2015年2月9日月曜日

クロール負荷は合併症を増やす

Meta-analysis of high- versus low-chloride content in perioperative and critical care fluid resuscitation.
Krajewski ML, Raghunathan K, Paluszkiewicz SM, Schermer CR, Shaw AD.
Br J Surg. 2015 Jan;102(1):24-36. PMID: 25357011


✔ 目的
 高クロール血症は腎灌流量を減らし、免疫機能を低下させ、死亡率上昇と関係している事が示唆されている。これまで晶質液のクロール含有量に着目したメタアナリシスはない。周術期ならびに集中治療におけるクロール負荷量と患者予後の関係を明らかにする。
✔ 方法
 急性疾患や周術期の患者を対象とし、高クロール(111~154 mmol/L)輸液と低クロール(111 mmol/L以下)輸液の効果を比較している無作為化比較試験、症例対照研究、観察研究をすべて含めて検討した。エンドポイントとして、死亡率、腎機能、血清クロール値、高クロール性代謝性アシドーシス、輸血量、人工呼吸管理期間、ICU在室日数、在院日数を検討した。
✔ 結果
 6523人の患者を含む21の研究が見つかった。高クロール輸液は死亡率には影響しなかったが、腎機能悪化(RR 1.64)、高クロール性代謝性アシドーシス発生(RR 2.87)、高クロール血症(MD 3.70 mmol/L)、輸血増加(SMD 0.35)、人工呼吸管理期間延長(SMD 0.15)に関係していた。
✔ 結論
 高クロール輸液は関連は弱いが有意に予後悪化と関係していた。しかし、死亡率を増加させなかった。

結果の要約(文献より引用)
◎ 私見
 この論文の高クロール輸液に該当するのは基本的には生理食塩水のみ(該当した21研究のほとんどが生理食塩水と他の細胞外液との比較)。実際問題としてあまり生理食塩水を使用しないので実感がわきづらいが、全く使わないわけでもないので読んでみた。
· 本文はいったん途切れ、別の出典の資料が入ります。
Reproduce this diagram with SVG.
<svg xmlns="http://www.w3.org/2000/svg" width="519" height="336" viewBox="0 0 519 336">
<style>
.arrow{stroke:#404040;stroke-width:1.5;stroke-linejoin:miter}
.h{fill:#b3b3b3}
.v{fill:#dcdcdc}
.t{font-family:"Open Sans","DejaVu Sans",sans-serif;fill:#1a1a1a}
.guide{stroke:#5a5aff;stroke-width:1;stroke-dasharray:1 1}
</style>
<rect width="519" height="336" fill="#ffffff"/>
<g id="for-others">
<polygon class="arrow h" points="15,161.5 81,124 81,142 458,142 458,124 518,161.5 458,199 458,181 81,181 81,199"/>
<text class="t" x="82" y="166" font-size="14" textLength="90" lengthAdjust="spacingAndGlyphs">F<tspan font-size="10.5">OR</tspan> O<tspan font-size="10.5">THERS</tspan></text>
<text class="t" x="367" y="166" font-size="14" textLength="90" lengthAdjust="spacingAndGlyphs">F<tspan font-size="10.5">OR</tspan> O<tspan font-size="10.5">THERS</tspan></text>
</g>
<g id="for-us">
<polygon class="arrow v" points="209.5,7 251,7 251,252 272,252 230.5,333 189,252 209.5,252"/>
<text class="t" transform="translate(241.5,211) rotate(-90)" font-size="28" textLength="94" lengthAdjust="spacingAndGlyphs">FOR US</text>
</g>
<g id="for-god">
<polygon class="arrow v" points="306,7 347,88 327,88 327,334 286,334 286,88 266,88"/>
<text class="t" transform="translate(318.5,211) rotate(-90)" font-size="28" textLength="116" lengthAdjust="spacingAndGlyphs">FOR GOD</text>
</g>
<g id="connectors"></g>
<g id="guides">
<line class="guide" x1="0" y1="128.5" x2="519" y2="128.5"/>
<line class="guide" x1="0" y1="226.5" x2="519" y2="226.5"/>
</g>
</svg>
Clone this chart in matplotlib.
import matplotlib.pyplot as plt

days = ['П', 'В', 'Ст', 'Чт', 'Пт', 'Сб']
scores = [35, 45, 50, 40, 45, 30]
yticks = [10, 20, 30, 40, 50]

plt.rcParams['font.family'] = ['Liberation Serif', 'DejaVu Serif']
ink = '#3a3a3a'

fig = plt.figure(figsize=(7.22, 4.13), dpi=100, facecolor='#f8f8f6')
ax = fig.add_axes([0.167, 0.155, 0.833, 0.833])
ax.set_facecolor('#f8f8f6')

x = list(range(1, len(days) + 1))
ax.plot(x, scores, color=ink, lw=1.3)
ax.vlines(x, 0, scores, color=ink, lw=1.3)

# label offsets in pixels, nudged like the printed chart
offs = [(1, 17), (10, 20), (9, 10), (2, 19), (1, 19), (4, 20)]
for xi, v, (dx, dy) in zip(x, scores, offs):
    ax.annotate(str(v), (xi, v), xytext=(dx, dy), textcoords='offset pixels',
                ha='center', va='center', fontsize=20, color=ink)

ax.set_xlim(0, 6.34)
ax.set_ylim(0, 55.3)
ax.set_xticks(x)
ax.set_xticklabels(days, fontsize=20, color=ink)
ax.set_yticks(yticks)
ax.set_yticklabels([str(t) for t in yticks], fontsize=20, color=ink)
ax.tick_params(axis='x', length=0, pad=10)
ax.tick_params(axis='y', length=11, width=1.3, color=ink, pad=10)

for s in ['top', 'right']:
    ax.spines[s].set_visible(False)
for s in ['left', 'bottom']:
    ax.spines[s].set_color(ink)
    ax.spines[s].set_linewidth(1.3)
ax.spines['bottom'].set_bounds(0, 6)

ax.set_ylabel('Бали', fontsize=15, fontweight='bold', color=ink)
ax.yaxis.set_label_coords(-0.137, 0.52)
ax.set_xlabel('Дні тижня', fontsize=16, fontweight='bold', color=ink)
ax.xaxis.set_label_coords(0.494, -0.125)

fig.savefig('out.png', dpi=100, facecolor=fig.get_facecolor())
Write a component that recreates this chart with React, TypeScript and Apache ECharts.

もともと低ナトリウム・低クロールであったらどうなのかとか、総投与量によって違いがあるのかとか、腎機能障害の既往がある場合はどうなのかとか気になることはある。
 あとは序文に書いてある通り、”蘇生輸液について晶質液と膠質液の比較が盛んに行われてきたが、晶質液としてクロールを多く含む生理食塩水が使われている”場合は結果の解釈に注意が必要、ということか。